All those hours, the students here polished and waxed all that wood that made up this place. The thing is, the more you varnish or wax something, the drier the wood under the finish gets. And parts of this place are over a hundred and fifty years old. The place would go up like kindling. There's no way that the local fire department could get here in time. There would be nothing but the brick foundations. There would be no web for which the spider to return. But Wilks wouldn't know that. She'd bust her hump to get here, and her web would be ashes. But the Souls would still be here, patiently waiting for her. For their revenge. And why not? Some of them have been waiting for a hundred and fifty years!

And that's MY last card, Wilks. I trumped your play without so much as straining.

Now, for the next great challenge. Living.

I looked around the basement, and actually managed to find the books that George had brought me to read. I gathered them up and took them out of the basement.

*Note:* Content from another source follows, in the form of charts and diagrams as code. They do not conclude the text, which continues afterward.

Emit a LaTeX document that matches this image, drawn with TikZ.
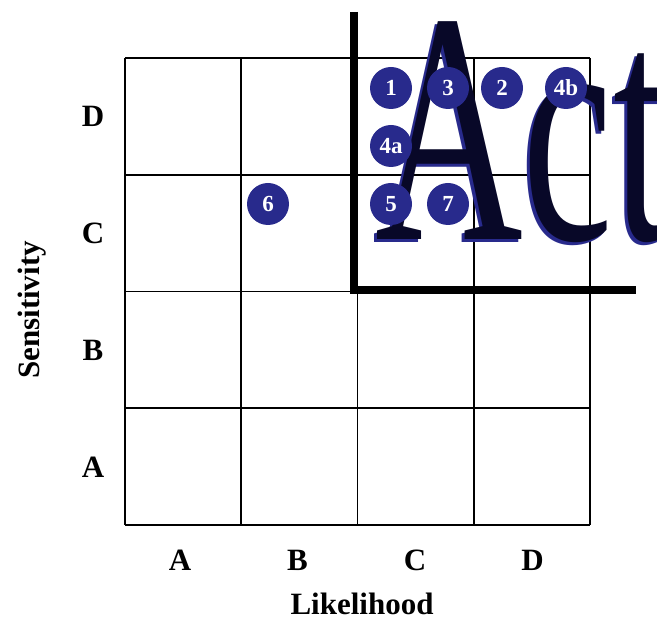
\documentclass[tikz,border=0pt]{standalone}
\usepackage{fontspec}
\setmainfont{Liberation Serif}
\usetikzlibrary{positioning}
\definecolor{riskblue}{RGB}{40,42,140}
\definecolor{actnavy}{RGB}{8,8,40}

\begin{document}
\begin{tikzpicture}[x=1pt, y=-1pt,
    risk/.style={circle, fill=riskblue, minimum size=42pt, inner sep=0pt, text=white, font=\fontsize{23}{23}\selectfont\bfseries},
    lbl/.style={font=\fontsize{31}{31}\selectfont\bfseries},
    cellline/.style={line width=1.8pt},
    bigline/.style={line width=8pt},
    acttext/.style={anchor=base west, xscale=0.62, inner sep=0pt, font=\fontsize{330}{330}\selectfont}
]
\useasboundingbox (0,0) rectangle (657,620);
\clip (0,0) rectangle (657,620);

% matrix cells
\foreach \i in {0,...,4} {
    \draw[cellline] (125+116.25*\i,58) -- (125+116.25*\i,525);
    \draw[cellline] (125,58+116.75*\i) -- (590,58+116.75*\i);
}

% action corner
\coordinate (ctop) at (354,12);
\coordinate (ccorner) at (354,290);
\coordinate (cright) at (636,290);
\draw[bigline] (ctop) -- (ccorner) -- (cright);

\node[acttext, text=riskblue] (actshadow) at (372,243) {Act};
\node[acttext, text=actnavy] (act) at (375,240) {Act};

% risks
\node[risk] (r1) at (391,88) {1};
\node[risk] (r3) at (448,88) {3};
\node[risk] (r2) at (502,88) {2};
\node[risk] (r4b) at (566,88) {4b};
\node[risk] (r4a) at (391,146) {4a};
\node[risk] (r5) at (391,204) {5};
\node[risk] (r7) at (448,204) {7};
\node[risk] (r6) at (268,204) {6};

% axes
\foreach \l [count=\i] in {D,C,B,A}
    \node[lbl] (row\l) at (93,116+117*\i-117) {\l};
\foreach \l [count=\i] in {A,B,C,D}
    \node[lbl] (col\l) at (180+117.5*\i-117.5,560) {\l};
\node[lbl] (likely) at (362,604) {Likelihood};
\node[lbl, rotate=90] (sens) at (32,310) {Sensitivity};
\end{tikzpicture}
\end{document}
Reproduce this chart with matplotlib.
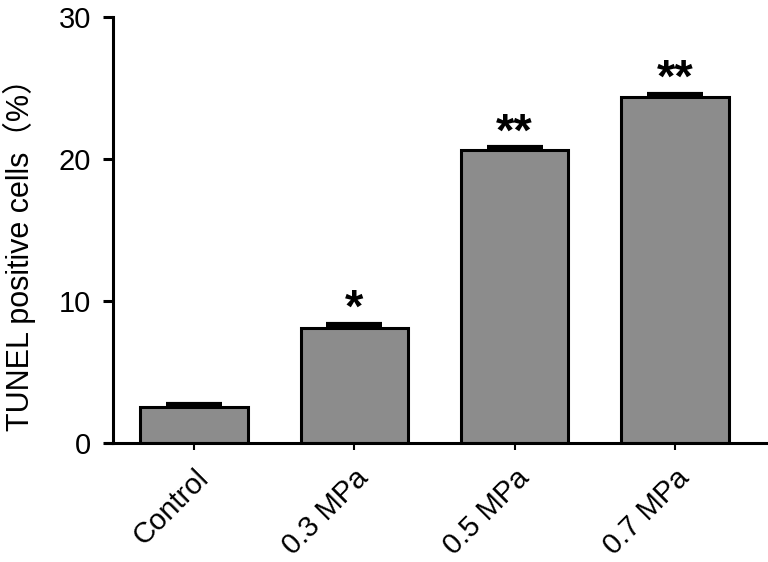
import numpy as np
import matplotlib.pyplot as plt

plt.rcParams['font.family'] = ['Liberation Sans', 'Noto Sans CJK SC', 'DejaVu Sans']

groups = ["Control", "0.3 MPa", "0.5 MPa", "0.7 MPa"]
tunel = [2.55, 8.1, 20.65, 24.35]
sem = [0.2, 0.3, 0.2, 0.25]
stars = ["", "*", "**", "**"]

fig = plt.figure(figsize=(7.68, 5.62), dpi=100)
ax = fig.add_axes([113/768, 119/562, 655/768, 426/562])

x = np.arange(len(groups))
ax.bar(x, tunel, width=0.67, color="#8c8c8c", edgecolor="black", linewidth=2.2, zorder=2)
ax.errorbar(x, tunel, yerr=[np.zeros(len(sem)), sem], fmt="none", ecolor="black",
            elinewidth=1.5, capsize=20, capthick=3, zorder=1)

for xi, v, e, s in zip(x, tunel, sem, stars):
    if s:
        ax.annotate(s, (xi, v + e), xytext=(0, -6), textcoords="offset points",
                    ha="center", va="bottom", fontsize=34, fontweight="bold")

ax.set_xlim(-0.506, 3.58)
ax.set_ylim(0, 30)
ax.set_yticks([0, 10, 20, 30])
ax.set_xticks(x)
ax.set_xticklabels(groups, rotation=45, ha="right", rotation_mode="anchor", fontsize=21)
ax.tick_params(axis="y", labelsize=21, length=7, width=2.2, direction="out", pad=9)
ax.tick_params(axis="x", length=5, width=1.5, direction="out", pad=10)
ax.set_ylabel("TUNEL positive cells（%）", fontsize=22)
ax.yaxis.set_label_coords(-0.118, 0.46)

for side in ["top", "right"]:
    ax.spines[side].set_visible(False)
for side in ["left", "bottom"]:
    ax.spines[side].set_linewidth(2.2)

# x axis line runs a bit past the y axis on the left
ax.plot([-0.565, -0.506], [0, 0], color="black", lw=2.2, clip_on=False, solid_capstyle="butt")

fig.savefig("out.png", dpi=100)
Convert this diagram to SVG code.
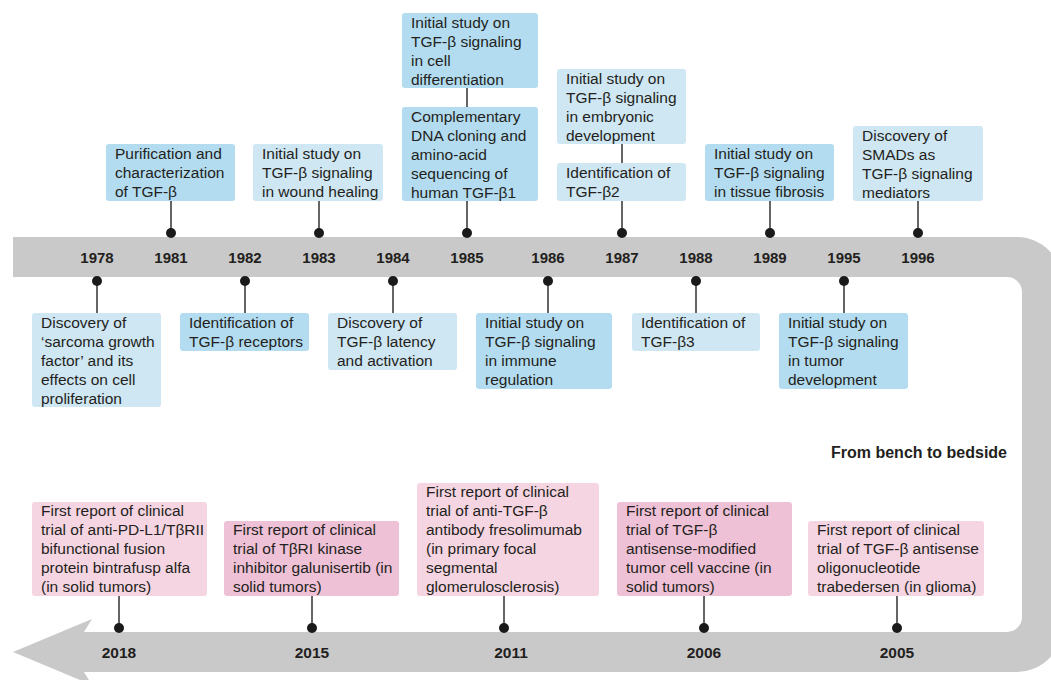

As I waited for Marcy to get her car, I watched the Souls out in the trees, flickering like fireflies. On a maudlin impulse, I pulled George's Fleetwood keychain out of my pocket and looked at it. From somewhere, one of those flickering 'fireflies' came and landed on the keychain. "George?" I whispered. The 'firefly' fluttered a bit and then flew off. She didn't rejoin the other Souls in the trees. She rose up, to - I hope - a far better destination. I love you, little sister, and Good-bye.